*Exercise prompt*.
From the listing below, copy only the lines from the line that contains "Reproduce this chart with matplotlib." to the line that contains "0.055, 0.06, 0.065]", counting those two lines as part of the copy.

## START Data

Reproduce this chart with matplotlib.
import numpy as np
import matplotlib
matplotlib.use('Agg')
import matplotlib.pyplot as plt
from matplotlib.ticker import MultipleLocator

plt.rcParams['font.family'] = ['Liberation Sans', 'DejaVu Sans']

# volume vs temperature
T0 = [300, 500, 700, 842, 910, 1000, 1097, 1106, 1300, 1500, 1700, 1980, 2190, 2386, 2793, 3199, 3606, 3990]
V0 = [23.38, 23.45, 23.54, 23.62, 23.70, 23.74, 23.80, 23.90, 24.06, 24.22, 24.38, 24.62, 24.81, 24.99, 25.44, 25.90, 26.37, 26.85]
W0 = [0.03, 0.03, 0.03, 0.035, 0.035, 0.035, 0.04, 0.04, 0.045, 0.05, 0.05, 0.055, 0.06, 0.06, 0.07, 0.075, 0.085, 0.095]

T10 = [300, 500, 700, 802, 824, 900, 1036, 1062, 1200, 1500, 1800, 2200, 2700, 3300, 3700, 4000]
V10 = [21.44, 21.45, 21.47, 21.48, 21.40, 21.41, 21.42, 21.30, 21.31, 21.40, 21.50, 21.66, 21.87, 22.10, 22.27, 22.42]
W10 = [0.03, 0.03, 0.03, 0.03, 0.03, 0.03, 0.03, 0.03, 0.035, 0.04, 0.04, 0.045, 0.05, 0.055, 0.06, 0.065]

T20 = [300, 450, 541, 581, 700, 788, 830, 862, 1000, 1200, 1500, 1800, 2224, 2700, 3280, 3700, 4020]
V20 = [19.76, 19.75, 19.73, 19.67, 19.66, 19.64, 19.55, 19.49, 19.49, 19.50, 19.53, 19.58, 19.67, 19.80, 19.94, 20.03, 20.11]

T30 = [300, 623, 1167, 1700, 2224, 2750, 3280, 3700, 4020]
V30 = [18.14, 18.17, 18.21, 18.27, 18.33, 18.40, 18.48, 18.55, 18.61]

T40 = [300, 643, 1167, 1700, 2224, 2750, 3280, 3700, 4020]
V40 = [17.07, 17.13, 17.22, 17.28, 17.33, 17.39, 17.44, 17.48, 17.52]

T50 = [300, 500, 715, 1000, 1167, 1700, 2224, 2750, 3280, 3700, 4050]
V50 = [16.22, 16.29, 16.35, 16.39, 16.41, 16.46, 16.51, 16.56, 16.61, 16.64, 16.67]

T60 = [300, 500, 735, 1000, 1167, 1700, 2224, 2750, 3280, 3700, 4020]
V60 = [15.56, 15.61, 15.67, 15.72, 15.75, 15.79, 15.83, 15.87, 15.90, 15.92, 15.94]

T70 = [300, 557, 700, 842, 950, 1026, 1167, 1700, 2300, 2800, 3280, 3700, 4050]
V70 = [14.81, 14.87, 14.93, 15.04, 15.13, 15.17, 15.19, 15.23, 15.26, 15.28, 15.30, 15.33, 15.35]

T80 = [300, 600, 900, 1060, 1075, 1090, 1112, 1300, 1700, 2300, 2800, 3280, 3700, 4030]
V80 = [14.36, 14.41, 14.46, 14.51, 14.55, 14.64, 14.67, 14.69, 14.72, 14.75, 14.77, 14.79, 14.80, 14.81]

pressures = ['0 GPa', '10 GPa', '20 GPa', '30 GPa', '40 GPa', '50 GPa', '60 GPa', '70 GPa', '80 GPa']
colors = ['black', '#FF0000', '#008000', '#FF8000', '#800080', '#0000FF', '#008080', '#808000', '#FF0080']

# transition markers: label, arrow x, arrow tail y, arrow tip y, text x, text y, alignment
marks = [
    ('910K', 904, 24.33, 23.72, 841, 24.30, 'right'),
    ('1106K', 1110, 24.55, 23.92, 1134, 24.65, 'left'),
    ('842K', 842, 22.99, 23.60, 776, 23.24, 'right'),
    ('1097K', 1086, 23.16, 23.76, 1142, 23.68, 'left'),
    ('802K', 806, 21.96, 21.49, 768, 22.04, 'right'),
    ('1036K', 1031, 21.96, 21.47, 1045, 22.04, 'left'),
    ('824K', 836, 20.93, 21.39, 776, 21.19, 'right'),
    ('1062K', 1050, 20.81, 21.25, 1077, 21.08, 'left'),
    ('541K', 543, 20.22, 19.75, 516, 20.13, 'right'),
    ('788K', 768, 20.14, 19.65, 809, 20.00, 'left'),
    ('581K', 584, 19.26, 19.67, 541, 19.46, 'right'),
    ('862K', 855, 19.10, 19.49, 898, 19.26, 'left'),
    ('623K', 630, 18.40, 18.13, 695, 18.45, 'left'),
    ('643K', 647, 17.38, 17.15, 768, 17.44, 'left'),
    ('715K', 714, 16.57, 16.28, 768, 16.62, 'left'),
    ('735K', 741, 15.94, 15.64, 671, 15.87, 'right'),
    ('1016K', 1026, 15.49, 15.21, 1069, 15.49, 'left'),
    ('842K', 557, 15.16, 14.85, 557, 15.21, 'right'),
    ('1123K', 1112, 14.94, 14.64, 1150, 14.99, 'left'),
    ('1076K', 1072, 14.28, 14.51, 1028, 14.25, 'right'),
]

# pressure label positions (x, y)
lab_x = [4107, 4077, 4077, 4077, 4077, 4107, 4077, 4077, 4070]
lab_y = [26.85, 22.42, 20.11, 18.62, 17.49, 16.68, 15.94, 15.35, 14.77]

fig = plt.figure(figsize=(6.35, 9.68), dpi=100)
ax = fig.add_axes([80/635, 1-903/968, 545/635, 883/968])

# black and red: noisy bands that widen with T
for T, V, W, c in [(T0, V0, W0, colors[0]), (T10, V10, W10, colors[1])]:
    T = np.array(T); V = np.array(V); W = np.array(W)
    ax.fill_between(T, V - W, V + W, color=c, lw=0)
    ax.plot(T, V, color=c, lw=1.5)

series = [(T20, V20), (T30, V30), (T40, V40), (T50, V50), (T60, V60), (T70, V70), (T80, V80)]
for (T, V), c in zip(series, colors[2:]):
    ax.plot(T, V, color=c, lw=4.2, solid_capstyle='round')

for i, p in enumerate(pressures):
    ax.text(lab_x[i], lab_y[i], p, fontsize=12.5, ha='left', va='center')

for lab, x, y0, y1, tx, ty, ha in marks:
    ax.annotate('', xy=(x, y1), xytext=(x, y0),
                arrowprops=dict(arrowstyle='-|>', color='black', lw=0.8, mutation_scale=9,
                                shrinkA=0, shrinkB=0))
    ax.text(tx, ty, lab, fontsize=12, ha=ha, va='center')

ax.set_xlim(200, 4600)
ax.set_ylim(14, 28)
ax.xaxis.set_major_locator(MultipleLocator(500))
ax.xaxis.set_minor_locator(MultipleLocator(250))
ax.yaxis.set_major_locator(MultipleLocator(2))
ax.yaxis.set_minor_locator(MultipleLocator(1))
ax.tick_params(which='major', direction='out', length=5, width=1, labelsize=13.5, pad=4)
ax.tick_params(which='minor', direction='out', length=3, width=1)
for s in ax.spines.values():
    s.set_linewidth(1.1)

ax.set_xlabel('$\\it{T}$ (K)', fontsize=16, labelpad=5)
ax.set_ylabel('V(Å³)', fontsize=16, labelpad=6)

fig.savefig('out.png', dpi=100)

## END Data
## START Data

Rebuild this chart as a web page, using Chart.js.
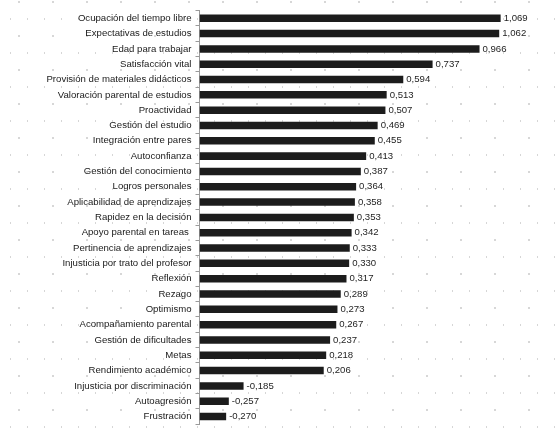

## END Data
## START Data

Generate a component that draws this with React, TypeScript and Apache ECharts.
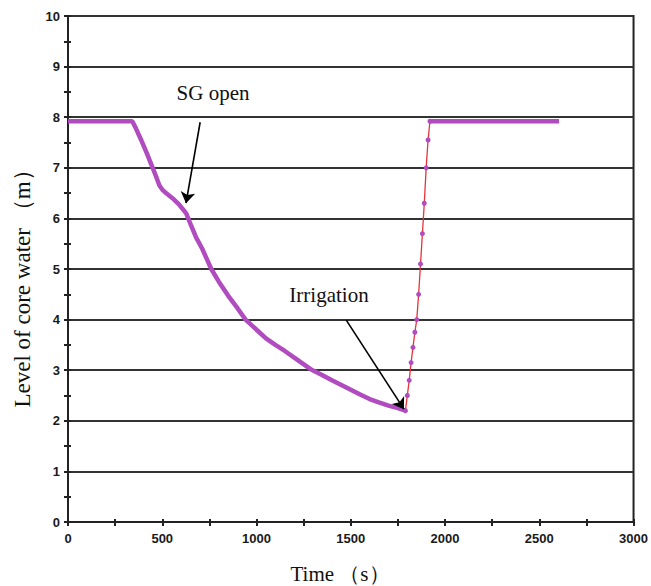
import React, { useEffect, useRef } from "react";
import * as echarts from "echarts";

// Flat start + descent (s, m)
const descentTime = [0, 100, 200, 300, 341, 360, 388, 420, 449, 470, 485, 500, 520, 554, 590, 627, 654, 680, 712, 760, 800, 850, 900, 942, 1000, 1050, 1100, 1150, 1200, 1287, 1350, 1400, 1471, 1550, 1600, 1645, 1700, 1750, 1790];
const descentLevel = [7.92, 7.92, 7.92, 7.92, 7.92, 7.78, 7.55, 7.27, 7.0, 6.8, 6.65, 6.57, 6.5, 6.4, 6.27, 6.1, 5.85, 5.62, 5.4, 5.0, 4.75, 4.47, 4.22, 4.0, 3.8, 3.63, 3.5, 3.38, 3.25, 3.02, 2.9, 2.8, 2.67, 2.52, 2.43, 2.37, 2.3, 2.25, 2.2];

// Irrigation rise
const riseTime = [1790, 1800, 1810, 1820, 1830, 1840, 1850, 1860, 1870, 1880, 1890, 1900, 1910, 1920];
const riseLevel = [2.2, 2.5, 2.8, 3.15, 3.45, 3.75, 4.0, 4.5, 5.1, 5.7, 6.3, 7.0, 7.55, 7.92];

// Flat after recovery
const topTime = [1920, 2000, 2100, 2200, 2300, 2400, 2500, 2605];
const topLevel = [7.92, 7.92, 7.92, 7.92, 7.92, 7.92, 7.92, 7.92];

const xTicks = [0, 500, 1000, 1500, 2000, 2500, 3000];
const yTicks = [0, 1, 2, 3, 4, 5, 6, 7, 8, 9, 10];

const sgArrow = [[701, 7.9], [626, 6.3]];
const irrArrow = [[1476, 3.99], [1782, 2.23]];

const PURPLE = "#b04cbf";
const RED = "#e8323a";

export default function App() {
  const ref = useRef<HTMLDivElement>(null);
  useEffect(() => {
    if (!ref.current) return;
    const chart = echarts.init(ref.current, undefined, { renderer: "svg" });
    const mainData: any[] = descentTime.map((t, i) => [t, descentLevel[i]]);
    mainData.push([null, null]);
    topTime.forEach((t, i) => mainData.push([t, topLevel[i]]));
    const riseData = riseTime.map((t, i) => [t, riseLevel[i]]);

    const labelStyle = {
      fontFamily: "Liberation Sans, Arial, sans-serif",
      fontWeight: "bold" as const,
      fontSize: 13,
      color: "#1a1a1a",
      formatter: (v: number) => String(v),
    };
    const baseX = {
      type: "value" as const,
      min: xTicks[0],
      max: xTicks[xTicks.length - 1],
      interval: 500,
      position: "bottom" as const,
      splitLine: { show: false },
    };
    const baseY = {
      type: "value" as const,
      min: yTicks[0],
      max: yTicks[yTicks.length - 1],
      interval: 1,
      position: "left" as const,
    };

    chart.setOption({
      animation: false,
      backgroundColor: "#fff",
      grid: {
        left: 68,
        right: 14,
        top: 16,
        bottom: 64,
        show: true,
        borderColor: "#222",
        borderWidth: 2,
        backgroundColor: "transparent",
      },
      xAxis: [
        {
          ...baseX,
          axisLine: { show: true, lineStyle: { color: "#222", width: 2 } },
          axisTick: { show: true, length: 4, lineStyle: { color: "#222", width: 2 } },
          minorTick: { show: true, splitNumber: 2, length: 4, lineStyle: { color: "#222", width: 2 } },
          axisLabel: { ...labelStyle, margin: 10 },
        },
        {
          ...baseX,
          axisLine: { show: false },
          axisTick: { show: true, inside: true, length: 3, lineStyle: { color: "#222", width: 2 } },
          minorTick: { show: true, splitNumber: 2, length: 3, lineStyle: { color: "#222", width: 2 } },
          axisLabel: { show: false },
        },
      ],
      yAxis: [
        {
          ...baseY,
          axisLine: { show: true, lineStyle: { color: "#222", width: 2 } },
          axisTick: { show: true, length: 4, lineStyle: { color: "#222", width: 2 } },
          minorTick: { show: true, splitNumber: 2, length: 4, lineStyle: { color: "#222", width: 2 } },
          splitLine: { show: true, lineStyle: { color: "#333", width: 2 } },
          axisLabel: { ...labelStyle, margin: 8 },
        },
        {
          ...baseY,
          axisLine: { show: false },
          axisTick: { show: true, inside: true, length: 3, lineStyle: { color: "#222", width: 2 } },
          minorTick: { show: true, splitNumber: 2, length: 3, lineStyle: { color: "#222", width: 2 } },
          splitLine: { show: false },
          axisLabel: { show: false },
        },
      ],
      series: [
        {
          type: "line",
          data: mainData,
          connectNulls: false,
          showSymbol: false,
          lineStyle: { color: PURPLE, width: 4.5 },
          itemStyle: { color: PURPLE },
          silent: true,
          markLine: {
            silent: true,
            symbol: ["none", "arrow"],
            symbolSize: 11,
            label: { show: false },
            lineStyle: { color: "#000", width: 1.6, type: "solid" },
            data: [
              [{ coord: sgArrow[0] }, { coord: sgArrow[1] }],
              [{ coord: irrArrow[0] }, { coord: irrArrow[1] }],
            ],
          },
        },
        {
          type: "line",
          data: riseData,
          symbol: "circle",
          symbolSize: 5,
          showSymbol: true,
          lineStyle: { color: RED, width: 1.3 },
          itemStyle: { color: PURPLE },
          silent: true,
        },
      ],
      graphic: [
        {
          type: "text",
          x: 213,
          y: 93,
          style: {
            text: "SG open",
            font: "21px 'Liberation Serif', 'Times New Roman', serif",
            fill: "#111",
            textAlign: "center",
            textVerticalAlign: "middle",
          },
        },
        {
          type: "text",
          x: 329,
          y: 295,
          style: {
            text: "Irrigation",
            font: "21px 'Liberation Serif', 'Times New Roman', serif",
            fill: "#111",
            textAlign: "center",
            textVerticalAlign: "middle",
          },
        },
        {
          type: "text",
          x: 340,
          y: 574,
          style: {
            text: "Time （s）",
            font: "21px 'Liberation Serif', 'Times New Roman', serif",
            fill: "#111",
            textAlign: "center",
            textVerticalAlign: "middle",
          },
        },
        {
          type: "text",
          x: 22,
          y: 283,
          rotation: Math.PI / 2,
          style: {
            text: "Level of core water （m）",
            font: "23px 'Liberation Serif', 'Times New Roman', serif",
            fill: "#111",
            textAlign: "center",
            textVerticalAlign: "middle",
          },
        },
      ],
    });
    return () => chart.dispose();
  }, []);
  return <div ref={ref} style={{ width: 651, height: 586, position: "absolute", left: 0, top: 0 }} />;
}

## END Data

*Reply*.
Reproduce this chart with matplotlib.
import numpy as np
import matplotlib
matplotlib.use('Agg')
import matplotlib.pyplot as plt
from matplotlib.ticker import MultipleLocator

plt.rcParams['font.family'] = ['Liberation Sans', 'DejaVu Sans']

# volume vs temperature
T0 = [300, 500, 700, 842, 910, 1000, 1097, 1106, 1300, 1500, 1700, 1980, 2190, 2386, 2793, 3199, 3606, 3990]
V0 = [23.38, 23.45, 23.54, 23.62, 23.70, 23.74, 23.80, 23.90, 24.06, 24.22, 24.38, 24.62, 24.81, 24.99, 25.44, 25.90, 26.37, 26.85]
W0 = [0.03, 0.03, 0.03, 0.035, 0.035, 0.035, 0.04, 0.04, 0.045, 0.05, 0.05, 0.055, 0.06, 0.06, 0.07, 0.075, 0.085, 0.095]

T10 = [300, 500, 700, 802, 824, 900, 1036, 1062, 1200, 1500, 1800, 2200, 2700, 3300, 3700, 4000]
V10 = [21.44, 21.45, 21.47, 21.48, 21.40, 21.41, 21.42, 21.30, 21.31, 21.40, 21.50, 21.66, 21.87, 22.10, 22.27, 22.42]
W10 = [0.03, 0.03, 0.03, 0.03, 0.03, 0.03, 0.03, 0.03, 0.035, 0.04, 0.04, 0.045, 0.05, 0.055, 0.06, 0.065]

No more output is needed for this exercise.